Retype only what runs from the first line of the listing to the line holding "type Pt = [number, number];", both included. Do not retype the pictures.

----------

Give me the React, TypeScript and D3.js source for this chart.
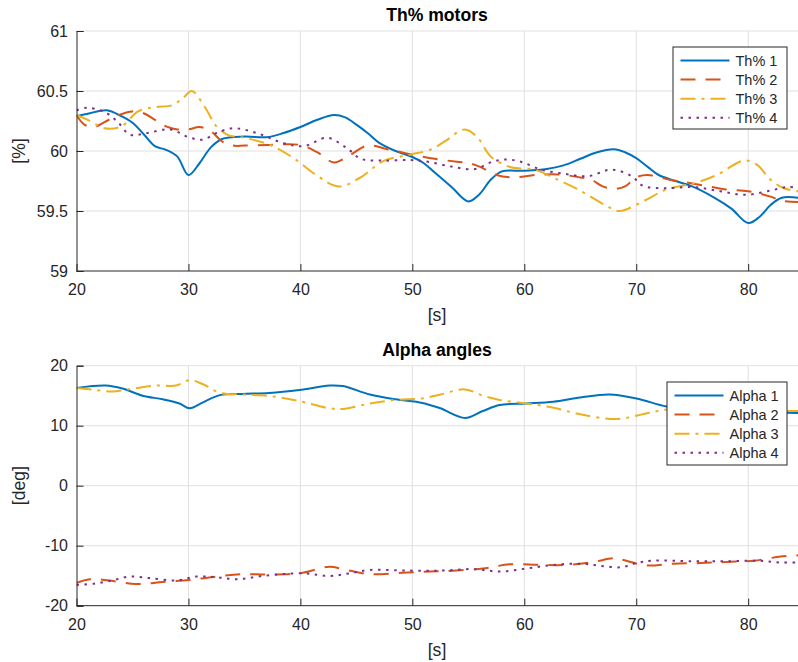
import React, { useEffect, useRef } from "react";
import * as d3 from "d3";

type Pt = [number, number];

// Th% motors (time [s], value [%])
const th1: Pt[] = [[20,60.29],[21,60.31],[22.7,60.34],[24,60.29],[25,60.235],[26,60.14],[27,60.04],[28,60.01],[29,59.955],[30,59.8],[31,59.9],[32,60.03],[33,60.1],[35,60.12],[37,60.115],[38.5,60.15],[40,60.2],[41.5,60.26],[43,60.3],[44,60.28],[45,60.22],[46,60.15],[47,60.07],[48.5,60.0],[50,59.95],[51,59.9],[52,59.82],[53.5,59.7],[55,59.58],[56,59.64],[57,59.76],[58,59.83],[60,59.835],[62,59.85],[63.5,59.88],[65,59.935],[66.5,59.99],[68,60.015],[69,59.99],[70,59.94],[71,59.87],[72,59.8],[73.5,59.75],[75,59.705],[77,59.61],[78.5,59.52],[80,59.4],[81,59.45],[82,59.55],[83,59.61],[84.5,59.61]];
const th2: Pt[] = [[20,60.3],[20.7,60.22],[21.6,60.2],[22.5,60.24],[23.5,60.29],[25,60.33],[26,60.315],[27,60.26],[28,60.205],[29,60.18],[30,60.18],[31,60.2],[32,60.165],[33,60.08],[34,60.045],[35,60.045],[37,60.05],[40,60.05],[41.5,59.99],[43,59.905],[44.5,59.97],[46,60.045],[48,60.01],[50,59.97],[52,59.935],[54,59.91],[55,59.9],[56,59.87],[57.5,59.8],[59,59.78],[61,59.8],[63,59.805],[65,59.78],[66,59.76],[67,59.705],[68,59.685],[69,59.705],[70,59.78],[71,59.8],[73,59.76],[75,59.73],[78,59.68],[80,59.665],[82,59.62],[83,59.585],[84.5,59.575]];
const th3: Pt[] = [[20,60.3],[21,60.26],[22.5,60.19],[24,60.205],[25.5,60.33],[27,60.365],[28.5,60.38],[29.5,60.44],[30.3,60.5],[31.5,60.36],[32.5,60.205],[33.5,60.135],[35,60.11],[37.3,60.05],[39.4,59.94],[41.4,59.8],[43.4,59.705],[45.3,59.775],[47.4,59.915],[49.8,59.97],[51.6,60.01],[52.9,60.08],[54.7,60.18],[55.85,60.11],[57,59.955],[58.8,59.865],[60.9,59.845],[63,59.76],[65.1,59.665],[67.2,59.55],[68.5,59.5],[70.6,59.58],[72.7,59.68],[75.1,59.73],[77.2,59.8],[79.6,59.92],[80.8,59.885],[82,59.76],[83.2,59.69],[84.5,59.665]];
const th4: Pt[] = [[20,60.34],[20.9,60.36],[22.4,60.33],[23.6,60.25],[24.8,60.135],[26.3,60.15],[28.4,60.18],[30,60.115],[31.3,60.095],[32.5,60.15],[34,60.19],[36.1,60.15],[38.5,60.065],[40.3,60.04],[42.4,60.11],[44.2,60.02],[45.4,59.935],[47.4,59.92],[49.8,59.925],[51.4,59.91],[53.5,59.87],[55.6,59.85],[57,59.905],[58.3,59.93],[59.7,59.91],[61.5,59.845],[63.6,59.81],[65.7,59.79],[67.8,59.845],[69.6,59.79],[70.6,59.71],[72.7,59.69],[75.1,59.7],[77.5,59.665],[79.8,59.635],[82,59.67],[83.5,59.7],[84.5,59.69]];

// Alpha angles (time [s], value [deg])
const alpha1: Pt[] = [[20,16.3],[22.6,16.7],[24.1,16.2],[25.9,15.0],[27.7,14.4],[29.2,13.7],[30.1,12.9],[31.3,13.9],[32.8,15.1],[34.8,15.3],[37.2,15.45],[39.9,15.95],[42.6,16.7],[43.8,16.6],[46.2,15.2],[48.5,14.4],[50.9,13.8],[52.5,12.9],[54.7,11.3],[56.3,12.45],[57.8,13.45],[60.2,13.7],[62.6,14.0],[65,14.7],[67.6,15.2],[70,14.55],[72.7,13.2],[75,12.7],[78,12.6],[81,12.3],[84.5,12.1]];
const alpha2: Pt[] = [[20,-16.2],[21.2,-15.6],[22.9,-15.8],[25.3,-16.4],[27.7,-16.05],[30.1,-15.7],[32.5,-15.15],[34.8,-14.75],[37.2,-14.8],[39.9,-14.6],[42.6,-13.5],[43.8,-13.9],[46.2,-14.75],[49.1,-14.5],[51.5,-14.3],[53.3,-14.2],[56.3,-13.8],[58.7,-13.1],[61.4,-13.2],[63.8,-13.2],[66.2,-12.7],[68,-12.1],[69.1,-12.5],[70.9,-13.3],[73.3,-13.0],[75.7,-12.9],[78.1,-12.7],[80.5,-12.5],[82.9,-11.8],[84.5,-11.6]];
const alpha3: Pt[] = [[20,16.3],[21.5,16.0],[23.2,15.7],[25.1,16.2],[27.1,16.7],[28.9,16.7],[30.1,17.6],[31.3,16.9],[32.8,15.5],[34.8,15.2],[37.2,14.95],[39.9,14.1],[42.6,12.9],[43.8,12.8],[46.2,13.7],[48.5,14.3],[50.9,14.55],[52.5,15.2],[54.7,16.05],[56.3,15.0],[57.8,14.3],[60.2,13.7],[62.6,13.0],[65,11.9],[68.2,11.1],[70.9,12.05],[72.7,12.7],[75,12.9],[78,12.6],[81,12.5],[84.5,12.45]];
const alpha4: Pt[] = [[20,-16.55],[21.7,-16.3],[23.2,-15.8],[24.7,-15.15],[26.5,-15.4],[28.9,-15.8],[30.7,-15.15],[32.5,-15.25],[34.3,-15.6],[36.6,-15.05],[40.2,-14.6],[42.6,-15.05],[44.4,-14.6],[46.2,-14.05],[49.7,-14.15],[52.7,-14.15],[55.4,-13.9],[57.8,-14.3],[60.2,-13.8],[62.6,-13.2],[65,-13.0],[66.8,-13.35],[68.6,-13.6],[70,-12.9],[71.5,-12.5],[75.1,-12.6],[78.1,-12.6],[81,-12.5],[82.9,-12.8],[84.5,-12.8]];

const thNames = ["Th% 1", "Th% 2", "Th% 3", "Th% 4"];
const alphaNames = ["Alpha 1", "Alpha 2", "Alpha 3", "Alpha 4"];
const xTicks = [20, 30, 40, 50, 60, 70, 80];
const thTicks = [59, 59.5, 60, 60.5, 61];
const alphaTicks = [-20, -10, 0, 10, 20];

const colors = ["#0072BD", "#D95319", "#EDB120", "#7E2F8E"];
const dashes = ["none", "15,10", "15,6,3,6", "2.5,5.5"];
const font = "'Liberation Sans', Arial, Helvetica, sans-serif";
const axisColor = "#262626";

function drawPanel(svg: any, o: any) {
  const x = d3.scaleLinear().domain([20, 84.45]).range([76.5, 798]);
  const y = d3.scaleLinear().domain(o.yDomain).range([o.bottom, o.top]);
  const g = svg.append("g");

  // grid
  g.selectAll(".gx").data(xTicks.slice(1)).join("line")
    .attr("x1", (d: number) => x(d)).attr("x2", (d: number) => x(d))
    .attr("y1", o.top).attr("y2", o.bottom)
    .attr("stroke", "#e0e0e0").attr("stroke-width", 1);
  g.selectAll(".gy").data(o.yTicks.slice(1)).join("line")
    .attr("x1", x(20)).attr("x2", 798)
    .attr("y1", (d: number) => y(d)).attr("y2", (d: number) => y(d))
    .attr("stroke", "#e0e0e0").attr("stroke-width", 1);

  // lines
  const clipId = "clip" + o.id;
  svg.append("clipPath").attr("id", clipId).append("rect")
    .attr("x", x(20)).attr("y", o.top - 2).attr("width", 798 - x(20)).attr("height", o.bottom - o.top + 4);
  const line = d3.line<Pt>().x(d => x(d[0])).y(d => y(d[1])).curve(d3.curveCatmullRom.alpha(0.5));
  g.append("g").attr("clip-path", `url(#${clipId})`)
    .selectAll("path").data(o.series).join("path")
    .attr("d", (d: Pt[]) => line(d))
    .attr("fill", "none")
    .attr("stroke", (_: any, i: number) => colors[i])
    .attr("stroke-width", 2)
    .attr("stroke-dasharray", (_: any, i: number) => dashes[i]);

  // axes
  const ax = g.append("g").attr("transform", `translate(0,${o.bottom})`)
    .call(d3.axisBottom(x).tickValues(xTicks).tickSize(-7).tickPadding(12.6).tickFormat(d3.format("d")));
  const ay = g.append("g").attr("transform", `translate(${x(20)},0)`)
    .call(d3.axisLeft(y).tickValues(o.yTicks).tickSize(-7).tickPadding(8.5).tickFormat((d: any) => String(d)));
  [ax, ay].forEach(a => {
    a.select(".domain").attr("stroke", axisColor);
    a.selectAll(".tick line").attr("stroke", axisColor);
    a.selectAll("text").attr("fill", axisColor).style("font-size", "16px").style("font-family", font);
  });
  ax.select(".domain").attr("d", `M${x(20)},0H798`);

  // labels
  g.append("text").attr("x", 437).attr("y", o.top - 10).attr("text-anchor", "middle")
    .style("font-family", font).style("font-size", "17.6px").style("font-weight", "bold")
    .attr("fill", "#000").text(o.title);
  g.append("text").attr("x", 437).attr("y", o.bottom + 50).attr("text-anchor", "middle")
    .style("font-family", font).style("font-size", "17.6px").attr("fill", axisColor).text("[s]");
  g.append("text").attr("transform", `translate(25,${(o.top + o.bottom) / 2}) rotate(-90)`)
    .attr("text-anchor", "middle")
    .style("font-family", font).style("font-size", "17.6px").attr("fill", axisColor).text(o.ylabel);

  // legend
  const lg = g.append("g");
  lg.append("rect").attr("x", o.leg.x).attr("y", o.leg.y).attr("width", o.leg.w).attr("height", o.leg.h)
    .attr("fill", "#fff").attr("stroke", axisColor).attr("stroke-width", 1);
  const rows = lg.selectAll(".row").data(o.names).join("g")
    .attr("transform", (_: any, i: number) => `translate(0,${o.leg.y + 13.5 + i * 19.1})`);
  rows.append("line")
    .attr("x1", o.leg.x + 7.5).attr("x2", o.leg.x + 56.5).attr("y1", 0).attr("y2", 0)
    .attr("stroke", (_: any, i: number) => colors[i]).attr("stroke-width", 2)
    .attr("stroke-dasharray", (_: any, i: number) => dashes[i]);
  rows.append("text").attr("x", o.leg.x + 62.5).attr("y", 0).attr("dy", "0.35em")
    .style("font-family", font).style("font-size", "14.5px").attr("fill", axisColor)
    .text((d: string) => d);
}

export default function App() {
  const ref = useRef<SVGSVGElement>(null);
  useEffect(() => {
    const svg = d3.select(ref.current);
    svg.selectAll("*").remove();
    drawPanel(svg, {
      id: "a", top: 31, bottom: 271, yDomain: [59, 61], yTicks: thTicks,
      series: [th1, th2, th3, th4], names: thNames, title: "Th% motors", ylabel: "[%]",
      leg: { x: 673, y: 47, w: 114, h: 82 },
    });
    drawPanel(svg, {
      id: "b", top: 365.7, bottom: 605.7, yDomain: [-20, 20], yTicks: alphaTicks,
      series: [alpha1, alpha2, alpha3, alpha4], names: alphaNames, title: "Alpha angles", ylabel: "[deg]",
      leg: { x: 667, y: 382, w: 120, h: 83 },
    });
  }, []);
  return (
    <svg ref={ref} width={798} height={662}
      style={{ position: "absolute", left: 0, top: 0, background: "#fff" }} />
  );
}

----------

* _COMPLETE RESPONSE_
Give me the React, TypeScript and D3.js source for this chart.
import React, { useEffect, useRef } from "react";
import * as d3 from "d3";

type Pt = [number, number];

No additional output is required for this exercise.